- DESCRIPTION OF THE TASK -
Tally the lines holding "with" and state only that figure.

- AVAILABLE DATA -
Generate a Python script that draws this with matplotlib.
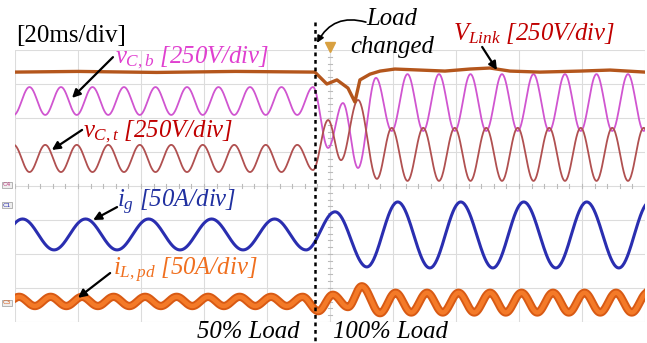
import matplotlib
matplotlib.use("Agg")
import matplotlib.pyplot as plt
import numpy as np

plt.rcParams['font.family'] = 'Liberation Serif'
plt.rcParams['mathtext.fontset'] = 'custom'
plt.rcParams['mathtext.rm'] = 'Liberation Serif'
plt.rcParams['mathtext.it'] = 'Liberation Serif:italic'

# scope screen: 10 div x 20 ms, 8 vertical div
T_DIV = 20
N_XDIV = 10
N_YDIV = 8
T_STEP = 95.2  # load step instant, ms

# turning points of each trace: time (ms), level (div)
vcb_t = [-0.4, 4.6, 9.6, 14.6, 19.6, 24.6, 29.6, 34.6, 39.6, 44.6, 49.6,
         54.6, 59.6, 64.6, 69.6, 74.6, 79.6, 84.6, 89.6, 94.6,
         99.4, 104.1, 108.9, 114.6,
         119.6, 124.6, 129.6, 134.6, 139.6, 144.6, 149.6, 154.6, 159.6,
         164.6, 169.6, 174.6, 179.6, 184.6, 189.6, 194.6, 199.6, 204.6]
vcb_v = [6.09, 6.91, 6.09, 6.91, 6.09, 6.91, 6.09, 6.91, 6.09, 6.91, 6.09,
         6.91, 6.09, 6.91, 6.09, 6.91, 6.09, 6.91, 6.09, 6.91,
         5.12, 6.44, 4.53, 7.18,
         5.62, 7.29, 5.62, 7.29, 5.62, 7.29, 5.62, 7.29, 5.62,
         7.29, 5.62, 7.29, 5.62, 7.29, 5.62, 7.29, 5.62, 7.29]

vct_t = [-0.4, 4.6, 9.6, 14.6, 19.6, 24.6, 29.6, 34.6, 39.6, 44.6, 49.6,
         54.6, 59.6, 64.6, 69.6, 74.6, 79.6, 84.6, 89.6, 94.6,
         99.4, 103.5, 108.9, 114.9,
         119.6, 124.6, 129.6, 134.6, 139.6, 144.6, 149.6, 154.6, 159.6,
         164.6, 169.6, 174.6, 179.6, 184.6, 189.6, 194.6, 199.6, 204.6]
vct_v = [5.21, 4.41, 5.21, 4.41, 5.21, 4.41, 5.21, 4.41, 5.21, 4.41, 5.21,
         4.41, 5.21, 4.41, 5.21, 4.41, 5.21, 4.41, 5.21, 4.47,
         5.94, 4.76, 6.53, 4.21,
         5.71, 4.15, 5.71, 4.15, 5.71, 4.15, 5.71, 4.15, 5.71,
         4.15, 5.71, 4.15, 5.71, 4.15, 5.71, 4.15, 5.71, 4.15]

vlink_t = [0, 20, 45, 70, 95.2, 99.0, 102.2, 105.7, 107.9, 109.5, 112.7,
           115.9, 120.6, 128.6, 136.5, 144.4, 150.8, 157.1, 166.7, 179.4,
           188.9, 200]
vlink_v = [7.35, 7.37, 7.34, 7.37, 7.35, 7.00, 7.12, 6.88, 6.47, 7.12, 7.29,
           7.38, 7.44, 7.41, 7.38, 7.44, 7.47, 7.38, 7.35, 7.38,
           7.41, 7.35]

ig_t = [-7.6, 2.4, 12.4, 22.4, 32.4, 42.4, 52.4, 62.4, 72.4, 82.4, 92.4,
        101.6, 111.7, 121.5, 131.7, 141.5, 151.7, 161.5, 171.7, 181.5,
        191.7, 201.5]
ig_v = [2.12, 3.03, 2.12, 3.03, 2.12, 3.03, 2.12, 3.03, 2.12, 3.03, 2.12,
        3.24, 1.62, 3.53, 1.59, 3.53, 1.59, 3.53, 1.59, 3.53,
        1.59, 3.53]

ilpd_t = [-3.7, 1.3, 6.3, 11.3, 16.3, 21.3, 26.3, 31.3, 36.3, 41.3, 46.3,
          51.3, 56.3, 61.3, 66.3, 71.3, 76.3, 81.3, 86.3, 91.3,
          96.3, 100.9, 105.7, 110.1, 115.9,
          120.8, 125.8, 130.8, 135.8, 140.8, 145.8, 150.8, 155.8, 160.8,
          165.8, 170.8, 175.8, 180.8, 185.8, 190.8, 195.8, 200.8]
ilpd_v = [0.47, 0.74, 0.47, 0.74, 0.47, 0.74, 0.47, 0.74, 0.47, 0.74, 0.47,
          0.74, 0.47, 0.74, 0.47, 0.74, 0.47, 0.74, 0.47, 0.74,
          0.32, 0.80, 0.44, 1.05, 0.26,
          0.86, 0.28, 0.86, 0.28, 0.86, 0.28, 0.86, 0.28, 0.86,
          0.28, 0.86, 0.28, 0.86, 0.28, 0.86, 0.28, 0.86]


def smooth_path(ts, vs, n=40):
    # join turning points with half-cosine arcs
    xs, ys = [], []
    for i in range(len(ts) - 1):
        s = np.linspace(0, 1, n, endpoint=False)
        w = 0.5 - 0.5 * np.cos(np.pi * s)
        xs.append(ts[i] + (ts[i + 1] - ts[i]) * s)
        ys.append(vs[i] + (vs[i + 1] - vs[i]) * w)
    xs.append([ts[-1]])
    ys.append([vs[-1]])
    return np.concatenate(xs), np.concatenate(ys)


fig = plt.figure(figsize=(6.47, 3.43), dpi=100)
ax = fig.add_axes([15 / 647, 21 / 343, 630 / 647, 272 / 343])
ax.set_xlim(0, T_DIV * N_XDIV)
ax.set_ylim(0, N_YDIV)
ax.axis('off')

# graticule
grid_c = '#dcdcdc'
for k in range(N_XDIV + 1):
    ax.axvline(k * T_DIV, color=grid_c, lw=0.8, zorder=0)
for k in range(N_YDIV + 1):
    ax.axhline(k, color=grid_c, lw=0.8, zorder=0)
for t in np.arange(0, T_DIV * N_XDIV, T_DIV / 5):
    ax.plot([t, t], [N_YDIV / 2 - 0.07, N_YDIV / 2 + 0.07], color='#bbbbbb', lw=0.8, zorder=0)
for v in np.arange(0, N_YDIV, 0.2):
    ax.plot([100 - 0.7, 100 + 0.7], [v, v], color='#bbbbbb', lw=0.8, zorder=0)

# traces
x, y = smooth_path(vcb_t, vcb_v)
ax.plot(x, y, color='#d055d0', lw=1.3, zorder=3)
x, y = smooth_path(vct_t, vct_v)
ax.plot(x, y, color='#b05050', lw=1.3, zorder=3)
ax.plot(vlink_t, vlink_v, color='#b4561c', lw=2.4, zorder=4)
x, y = smooth_path(ig_t, ig_v)
ax.plot(x, y, color='#2a2eb0', lw=2.2, zorder=3)
x, y = smooth_path(ilpd_t, ilpd_v)
ax.plot(x, y, color='#d85a14', lw=6.0, zorder=3)
ax.plot(x, y, color='#f47a28', lw=3.2, zorder=3)

# trigger marker and channel tags
ax.plot([100], [8.09], marker='v', color='#d8a040', ms=7, clip_on=False, zorder=5)
for lab, v, c in [('C4', 4.03, '#c04080'), ('C1', 3.44, '#2a2eb0'), ('C3', 0.56, '#d85a14')]:
    ax.text(-2.6, v, lab, fontsize=4.5, color=c, ha='center', va='center',
            family='DejaVu Sans', clip_on=False,
            bbox=dict(boxstyle='square,pad=0.15', fc='#eeeeee', ec='#999999', lw=0.5))

# load step marker
ax.plot([T_STEP, T_STEP], [8.82, -0.62], color='black', lw=1.8,
        linestyle=(0, (1.5, 1.5)), clip_on=False, zorder=6)

fs = 17.8
it = dict(style='italic', fontsize=fs, clip_on=False)
ax.text(0.3, 8.24, '[20ms/div]', fontsize=18, color='black', va='baseline', clip_on=False)
ax.text(31.7, 7.62, r'$v_{C,b}$ [250V/div]', color='#e040d0', va='baseline', **it)
ax.text(21.6, 5.44, r'$v_{C,t}$ [250V/div]', color='#c00000', va='baseline', **it)
ax.text(139.0, 8.29, r'$V_{Link}$ [250V/div]', color='#c00000', va='baseline', **it)
ax.text(32.4, 3.38, r'$i_{g}$ [50A/div]', color='#2030a0', va='baseline', **it)
ax.text(31.1, 1.38, r'$i_{L,pd}$ [50A/div]', color='#f07020', va='baseline', **it)
ax.text(119.7, 8.74, 'Load', color='black', ha='center', va='baseline', **it)
ax.text(119.7, 7.91, 'changed', color='black', ha='center', va='baseline', **it)
ax.text(57.8, -0.48, '50% Load', color='black', va='baseline', **it)
ax.text(101.0, -0.46, '100% Load', color='black', va='baseline', **it)

arrow = dict(arrowstyle='-|>', color='black', lw=1.6, mutation_scale=12,
             shrinkA=0, shrinkB=0)
for tail, head in [((31.1, 7.79), (18.1, 6.59)),
                   ((21.3, 5.65), (11.7, 5.06)),
                   ((148.3, 8.09), (153.0, 7.41)),
                   ((32.4, 3.38), (24.8, 3.0)),
                   ((30.2, 1.44), (20.0, 0.71))]:
    ax.annotate('', xy=head, xytext=tail, arrowprops=arrow, annotation_clip=False, zorder=7)
ax.annotate('', xy=(95.9, 8.21), xytext=(111.4, 8.82), annotation_clip=False,
            arrowprops=dict(arrowstyle='-|>', color='black', lw=1.2, mutation_scale=10,
                            shrinkA=0, shrinkB=0, connectionstyle='arc3,rad=0.4'))

fig.savefig('out.png', dpi=100, facecolor='white')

- ANSWER TO THE TASK -
2